Some geometry problems are although very standard, for example calculating the convex hull of a set of points, which is a very common step in geometric problems. It’s also easy if you’ve already done it before. However it is also easy to become tricked into thinking a geometry problem is easy, making the team spend hours trying to find the bugs, while they could have solved 2 other problems that seemed harder. Therefore we did a specific training on geometry. I put together 15 different geometry problems, 3 were quite easy, 3 medium and the rest of the problems i consider pretty hard: likely that less than 20 out of 200+ teams would solve it at NCPC.

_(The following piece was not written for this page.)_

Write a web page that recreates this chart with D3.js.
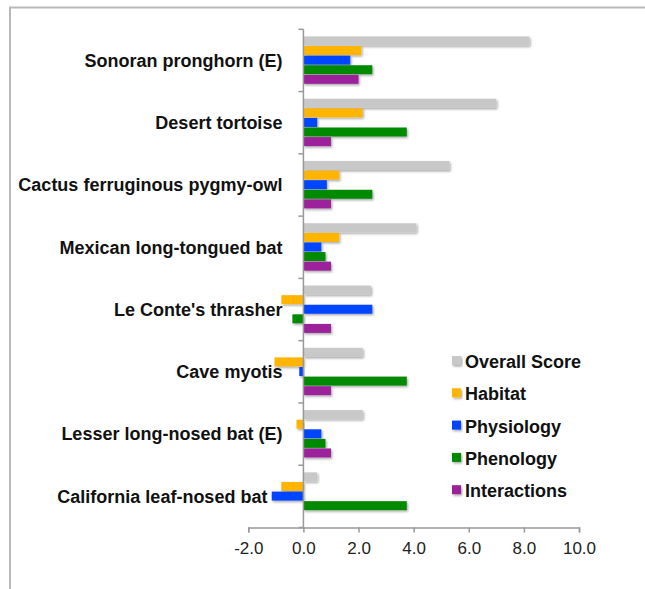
<!DOCTYPE html>
<html>
<head>
<meta charset="utf-8">
<script src="https://cdn.jsdelivr.net/npm/d3@7"></script>
<style>
  body { margin: 0; background: #fff; }
  #graf { width: 645px; height: 589px; }
  .cats text { font-family: "Liberation Sans", Arial, sans-serif; font-weight: bold; font-size: 18px; fill: #111; }
  .ticks text { font-family: "Liberation Sans", Arial, sans-serif; font-size: 17px; fill: #222; }
  .leyenda text { font-family: "Liberation Sans", Arial, sans-serif; font-weight: bold; font-size: 18px; fill: #111; }
</style>
</head>
<body>
<div id="graf"></div>
<script>
// especies (de arriba hacia abajo)
const especies = [
  "Sonoran pronghorn (E)",
  "Desert tortoise",
  "Cactus ferruginous pygmy-owl",
  "Mexican long-tongued bat",
  "Le Conte's thrasher",
  "Cave myotis",
  "Lesser long-nosed bat (E)",
  "California leaf-nosed bat\u00a0\u00a0\u00a0"
]
const series = ["Overall Score", "Habitat", "Physiology", "Phenology", "Interactions"]
const colores = ["#c8c8c8", "#ffb400", "#0044ff", "#008a00", "#9c229c"]

const overall      = [8.2, 7.0, 5.3, 4.1, 2.45, 2.15, 2.15, 0.5]
const habitat      = [2.1, 2.15, 1.3, 1.3, -0.8, -1.05, -0.25, -0.8]
const physiology   = [1.7, 0.5, 0.85, 0.65, 2.5, -0.15, 0.65, -1.15]
const phenology    = [2.5, 3.75, 2.5, 0.8, -0.4, 3.75, 0.8, 3.75]
const interactions = [2.0, 1.0, 1.0, 1.0, 1.0, 1.0, 1.0, 0]

const xTicks = [-2, 0, 2, 4, 6, 8, 10]

const valores = [overall, habitat, physiology, phenology, interactions]

const svg = d3.select("#graf").append("svg")
  .attr("width", 645)
  .attr("height", 589)

// sombra de las barras
const filtro = svg.append("defs").append("filter")
  .attr("id", "sombra")
  .attr("x", "-10%").attr("y", "-30%")
  .attr("width", "130%").attr("height", "170%")
filtro.append("feDropShadow")
  .attr("dx", 1.2).attr("dy", 1.5)
  .attr("stdDeviation", 0.9)
  .attr("flood-color", "#000")
  .attr("flood-opacity", 0.35)

// marco
svg.append("path")
  .attr("d", "M10,589 V7.5 H645")
  .attr("fill", "none")
  .attr("stroke", "#b9b9b9")
  .attr("stroke-width", 2)

const x = d3.scaleLinear().domain([-2, 10]).range([248.3, 579])
const y = d3.scaleBand().domain(especies).range([29.3, 527.5])
  .paddingInner(0.23).paddingOuter(0.115)
const ySub = d3.scaleBand().domain(series).range([0, y.bandwidth()])

const datos = especies.flatMap((e, i) =>
  series.map((s, j) => ({ especie: e, serie: s, valor: valores[j][i], color: colores[j] })))

const g = svg.append("g")

g.selectAll("rect.barra").data(datos.filter(d => d.valor !== 0))
  .enter()
  .append("rect")
  .attr("class", "barra")
  .attr("x", d => x(Math.min(0, d.valor)))
  .attr("width", d => Math.abs(x(d.valor) - x(0)))
  .attr("y", d => y(d.especie) + ySub(d.serie))
  .attr("height", ySub.bandwidth() - 0.6)
  .attr("fill", d => d.color)
  .attr("filter", "url(#sombra)")

// eje x
const xAxis = d3.axisBottom(x).tickValues(xTicks).tickFormat(d3.format(".1f")).tickSize(5).tickPadding(9)
const gx = svg.append("g")
  .attr("class", "ticks")
  .attr("transform", `translate(0, 527.5)`)
  .call(xAxis)
gx.select(".domain").attr("stroke", "#999").attr("stroke-width", 1.5)
gx.selectAll(".tick line").attr("stroke", "#999").attr("stroke-width", 1.5)
gx.selectAll(".tick text").text(d => d3.format(".1f")(d).replace("−", "-"))

// eje y (en el cero)
const fronteras = especies.map(e => y(e) - y.step() * y.paddingOuter()).concat([527.5])
const gy = svg.append("g").attr("class", "cats")
gy.append("line")
  .attr("x1", x(0)).attr("x2", x(0))
  .attr("y1", 29.3).attr("y2", 527.5)
  .attr("stroke", "#999").attr("stroke-width", 1.5)
gy.selectAll("line.tk").data(fronteras).enter().append("line")
  .attr("class", "tk")
  .attr("x1", x(0) - 5).attr("x2", x(0))
  .attr("y1", d => d).attr("y2", d => d)
  .attr("stroke", "#999").attr("stroke-width", 1.5)
gy.selectAll("text").data(especies).enter().append("text")
  .attr("x", x(0) - 21)
  .attr("y", d => y(d) + y.bandwidth() / 2)
  .attr("dy", "0.35em")
  .attr("text-anchor", "end")
  .text(d => d)

// leyenda
const ley = svg.append("g").attr("class", "leyenda")
const fila = ley.selectAll("g").data(series).enter().append("g")
  .attr("transform", (d, i) => `translate(452, ${356 + i * 32.3})`)
fila.append("rect")
  .attr("width", 9).attr("height", 9)
  .attr("fill", (d, i) => colores[i])
  .attr("filter", "url(#sombra)")
fila.append("text")
  .attr("x", 13).attr("y", 12)
  .text(d => d)
</script>
</body>
</html>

Within the first 30 minutes from __future__ import solution
solved the 2 easiest problems, then they started with one of the problems I considered hard.
iiiii
solved two other problems, but both involving lines pretty fast as well. Apparently iiiii
are experts at lines, however when the problems only involves points it seems to become harder. After a while they found the easy problems. The last problem they solved they got a weird wrong answer. The code was really simple, what could go wrong? When casting a long to a double in java, precision is lost, from 63
bits to 53
, this means that when dividing a long, with the double 2.0
the error can become of the size of a tenth of a unit. This meant the code of iiiii
probably printed x.4
or x.6
when the correct answer was x.5
. The solution to this problem was to produce the string to be printed by hand with integer division and then append ".0"
if even or ".5"
if odd. Or one can use python, which from __future__ import solution
did.
After 5 hours, from __future__ import solution
managed to solve 6 problems, missing 2 problems easier problems, while trying (but failing) to solve 2 problems that felt easy, but were harder. A useful lesson, especially during a competition that doesn’t matters!